» **Problem requirements**:
Reproduce the opening lines of the records exactly, up to and including the line in which "import matplotlib.pyplot as plt" occurs.

============================================================

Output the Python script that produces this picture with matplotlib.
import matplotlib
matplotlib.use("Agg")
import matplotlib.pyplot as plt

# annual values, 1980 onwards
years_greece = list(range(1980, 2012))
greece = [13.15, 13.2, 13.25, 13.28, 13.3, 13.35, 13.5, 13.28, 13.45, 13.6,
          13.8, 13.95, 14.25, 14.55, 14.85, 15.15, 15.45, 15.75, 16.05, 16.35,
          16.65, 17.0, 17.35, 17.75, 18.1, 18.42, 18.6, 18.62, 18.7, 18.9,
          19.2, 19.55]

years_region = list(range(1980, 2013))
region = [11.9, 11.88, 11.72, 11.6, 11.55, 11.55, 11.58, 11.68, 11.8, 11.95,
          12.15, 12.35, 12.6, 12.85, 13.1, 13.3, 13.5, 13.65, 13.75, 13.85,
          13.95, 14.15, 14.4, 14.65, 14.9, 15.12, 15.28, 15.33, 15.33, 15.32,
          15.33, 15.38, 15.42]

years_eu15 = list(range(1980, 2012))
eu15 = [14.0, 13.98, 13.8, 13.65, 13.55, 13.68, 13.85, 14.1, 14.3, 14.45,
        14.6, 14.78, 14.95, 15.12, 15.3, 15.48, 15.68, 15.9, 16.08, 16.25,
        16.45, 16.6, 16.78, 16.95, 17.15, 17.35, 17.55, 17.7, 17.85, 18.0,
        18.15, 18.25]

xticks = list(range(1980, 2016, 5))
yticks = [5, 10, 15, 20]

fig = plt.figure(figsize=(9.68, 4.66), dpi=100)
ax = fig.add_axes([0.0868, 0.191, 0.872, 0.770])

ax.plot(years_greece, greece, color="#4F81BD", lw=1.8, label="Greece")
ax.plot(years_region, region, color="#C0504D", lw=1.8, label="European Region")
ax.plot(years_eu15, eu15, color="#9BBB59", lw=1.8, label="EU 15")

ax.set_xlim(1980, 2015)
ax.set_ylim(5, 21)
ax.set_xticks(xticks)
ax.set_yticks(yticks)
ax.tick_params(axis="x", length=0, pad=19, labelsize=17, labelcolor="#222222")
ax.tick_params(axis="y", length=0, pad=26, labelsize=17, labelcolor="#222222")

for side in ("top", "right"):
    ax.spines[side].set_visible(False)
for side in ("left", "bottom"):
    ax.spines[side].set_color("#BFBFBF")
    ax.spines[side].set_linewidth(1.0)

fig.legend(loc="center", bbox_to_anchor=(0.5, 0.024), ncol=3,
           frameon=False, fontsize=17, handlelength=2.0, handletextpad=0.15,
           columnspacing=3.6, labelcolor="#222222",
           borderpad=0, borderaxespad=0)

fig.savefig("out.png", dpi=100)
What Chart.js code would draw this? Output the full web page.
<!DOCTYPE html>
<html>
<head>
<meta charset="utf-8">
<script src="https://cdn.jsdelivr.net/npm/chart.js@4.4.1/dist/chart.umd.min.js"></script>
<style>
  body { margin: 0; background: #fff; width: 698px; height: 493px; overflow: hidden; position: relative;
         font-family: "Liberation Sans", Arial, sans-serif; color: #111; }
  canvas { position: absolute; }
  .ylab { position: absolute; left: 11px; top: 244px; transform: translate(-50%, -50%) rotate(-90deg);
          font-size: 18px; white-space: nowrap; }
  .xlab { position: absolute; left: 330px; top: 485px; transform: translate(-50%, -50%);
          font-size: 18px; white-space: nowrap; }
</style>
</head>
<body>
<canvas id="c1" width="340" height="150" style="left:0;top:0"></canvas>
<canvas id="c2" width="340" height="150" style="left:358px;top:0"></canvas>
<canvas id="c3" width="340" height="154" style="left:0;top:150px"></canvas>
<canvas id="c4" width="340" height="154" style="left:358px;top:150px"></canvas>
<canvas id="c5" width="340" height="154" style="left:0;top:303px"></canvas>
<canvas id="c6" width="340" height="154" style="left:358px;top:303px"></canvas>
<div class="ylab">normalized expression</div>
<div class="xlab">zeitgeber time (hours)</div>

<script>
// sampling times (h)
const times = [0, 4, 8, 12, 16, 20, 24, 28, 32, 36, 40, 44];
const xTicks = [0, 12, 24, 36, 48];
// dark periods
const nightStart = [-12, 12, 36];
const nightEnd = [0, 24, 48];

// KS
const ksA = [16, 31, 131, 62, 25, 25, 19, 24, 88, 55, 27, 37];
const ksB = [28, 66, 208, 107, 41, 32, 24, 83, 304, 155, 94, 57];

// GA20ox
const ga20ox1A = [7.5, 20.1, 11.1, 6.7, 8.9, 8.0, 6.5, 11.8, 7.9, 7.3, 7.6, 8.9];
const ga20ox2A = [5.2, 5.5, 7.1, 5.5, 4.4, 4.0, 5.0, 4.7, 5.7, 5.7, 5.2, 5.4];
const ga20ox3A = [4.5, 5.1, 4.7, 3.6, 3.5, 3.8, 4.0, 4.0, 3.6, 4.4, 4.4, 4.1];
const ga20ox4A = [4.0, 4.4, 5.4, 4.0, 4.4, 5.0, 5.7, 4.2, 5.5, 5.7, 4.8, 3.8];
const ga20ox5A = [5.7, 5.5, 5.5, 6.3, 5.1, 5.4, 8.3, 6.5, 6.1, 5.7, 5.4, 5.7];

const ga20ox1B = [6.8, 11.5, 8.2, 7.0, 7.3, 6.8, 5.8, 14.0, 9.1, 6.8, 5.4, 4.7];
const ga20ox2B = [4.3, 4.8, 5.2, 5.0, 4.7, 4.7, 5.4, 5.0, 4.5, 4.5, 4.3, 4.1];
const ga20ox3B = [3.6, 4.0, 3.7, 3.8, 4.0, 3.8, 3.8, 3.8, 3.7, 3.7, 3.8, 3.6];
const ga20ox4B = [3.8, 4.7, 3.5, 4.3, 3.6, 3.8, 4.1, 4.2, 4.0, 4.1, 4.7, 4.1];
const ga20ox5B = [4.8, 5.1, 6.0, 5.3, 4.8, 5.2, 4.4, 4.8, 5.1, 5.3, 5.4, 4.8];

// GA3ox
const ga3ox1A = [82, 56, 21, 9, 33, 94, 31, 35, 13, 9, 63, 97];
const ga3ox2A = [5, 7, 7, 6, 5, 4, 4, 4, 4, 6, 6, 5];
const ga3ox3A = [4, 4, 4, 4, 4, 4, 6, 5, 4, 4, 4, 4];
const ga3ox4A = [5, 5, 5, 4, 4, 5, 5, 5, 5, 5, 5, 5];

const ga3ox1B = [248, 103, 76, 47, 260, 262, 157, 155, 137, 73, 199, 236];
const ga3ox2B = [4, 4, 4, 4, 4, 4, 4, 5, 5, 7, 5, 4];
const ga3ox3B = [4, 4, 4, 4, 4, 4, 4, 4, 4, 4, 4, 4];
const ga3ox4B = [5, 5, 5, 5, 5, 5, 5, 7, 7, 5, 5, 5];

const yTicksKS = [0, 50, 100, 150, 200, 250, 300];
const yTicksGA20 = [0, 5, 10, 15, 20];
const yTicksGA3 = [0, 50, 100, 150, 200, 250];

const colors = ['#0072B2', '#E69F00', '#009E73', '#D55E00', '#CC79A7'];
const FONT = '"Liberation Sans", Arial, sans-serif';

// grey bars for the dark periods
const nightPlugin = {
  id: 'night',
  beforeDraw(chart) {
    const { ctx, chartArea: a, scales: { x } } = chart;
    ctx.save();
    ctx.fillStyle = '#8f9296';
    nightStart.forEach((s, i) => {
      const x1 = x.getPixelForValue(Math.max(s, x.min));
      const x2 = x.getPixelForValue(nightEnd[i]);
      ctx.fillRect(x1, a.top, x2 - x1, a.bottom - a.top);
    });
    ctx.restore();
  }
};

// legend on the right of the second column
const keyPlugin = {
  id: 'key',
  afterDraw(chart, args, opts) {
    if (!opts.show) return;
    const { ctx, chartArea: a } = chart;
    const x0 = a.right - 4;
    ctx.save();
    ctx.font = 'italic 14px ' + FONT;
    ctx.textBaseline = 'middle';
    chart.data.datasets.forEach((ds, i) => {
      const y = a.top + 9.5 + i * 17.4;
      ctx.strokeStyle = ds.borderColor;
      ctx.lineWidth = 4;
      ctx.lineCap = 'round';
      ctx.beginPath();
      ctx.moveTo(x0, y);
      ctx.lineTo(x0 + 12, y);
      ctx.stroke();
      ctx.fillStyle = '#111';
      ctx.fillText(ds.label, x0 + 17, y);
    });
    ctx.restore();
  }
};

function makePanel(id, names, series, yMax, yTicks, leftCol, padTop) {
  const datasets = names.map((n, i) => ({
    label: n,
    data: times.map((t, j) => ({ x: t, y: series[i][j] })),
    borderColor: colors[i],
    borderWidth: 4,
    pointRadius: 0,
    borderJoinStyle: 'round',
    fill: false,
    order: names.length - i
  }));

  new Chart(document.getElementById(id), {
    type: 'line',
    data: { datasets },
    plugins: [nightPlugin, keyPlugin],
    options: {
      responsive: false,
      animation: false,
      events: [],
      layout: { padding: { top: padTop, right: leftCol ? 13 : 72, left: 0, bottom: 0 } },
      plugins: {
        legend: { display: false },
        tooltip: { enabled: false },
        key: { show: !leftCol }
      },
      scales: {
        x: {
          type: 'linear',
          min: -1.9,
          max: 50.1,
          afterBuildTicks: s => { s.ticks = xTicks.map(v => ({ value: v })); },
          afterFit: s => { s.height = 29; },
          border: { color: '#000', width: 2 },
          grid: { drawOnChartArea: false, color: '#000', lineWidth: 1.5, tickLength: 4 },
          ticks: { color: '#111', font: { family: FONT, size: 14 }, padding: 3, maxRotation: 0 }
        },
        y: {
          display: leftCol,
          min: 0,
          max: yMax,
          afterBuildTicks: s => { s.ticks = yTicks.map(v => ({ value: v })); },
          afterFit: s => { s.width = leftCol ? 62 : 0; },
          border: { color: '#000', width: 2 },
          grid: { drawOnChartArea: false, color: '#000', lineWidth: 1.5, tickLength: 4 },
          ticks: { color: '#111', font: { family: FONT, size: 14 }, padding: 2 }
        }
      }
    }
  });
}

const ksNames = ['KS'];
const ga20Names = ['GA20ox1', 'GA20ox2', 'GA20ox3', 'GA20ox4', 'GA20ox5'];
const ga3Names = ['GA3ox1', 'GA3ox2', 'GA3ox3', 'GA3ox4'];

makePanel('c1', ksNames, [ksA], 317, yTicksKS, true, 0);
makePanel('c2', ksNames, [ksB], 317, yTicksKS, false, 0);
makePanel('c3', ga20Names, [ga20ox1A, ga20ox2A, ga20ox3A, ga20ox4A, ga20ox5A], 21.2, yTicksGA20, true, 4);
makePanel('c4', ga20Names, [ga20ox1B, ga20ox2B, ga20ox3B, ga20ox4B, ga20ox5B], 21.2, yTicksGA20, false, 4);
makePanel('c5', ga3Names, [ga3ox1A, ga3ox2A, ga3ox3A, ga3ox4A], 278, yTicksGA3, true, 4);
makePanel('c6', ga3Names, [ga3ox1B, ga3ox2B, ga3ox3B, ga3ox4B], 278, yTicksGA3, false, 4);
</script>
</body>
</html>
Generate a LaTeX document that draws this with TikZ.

============================================================

» **Result for this exercise**:
Output the Python script that produces this picture with matplotlib.
import matplotlib
matplotlib.use("Agg")
import matplotlib.pyplot as plt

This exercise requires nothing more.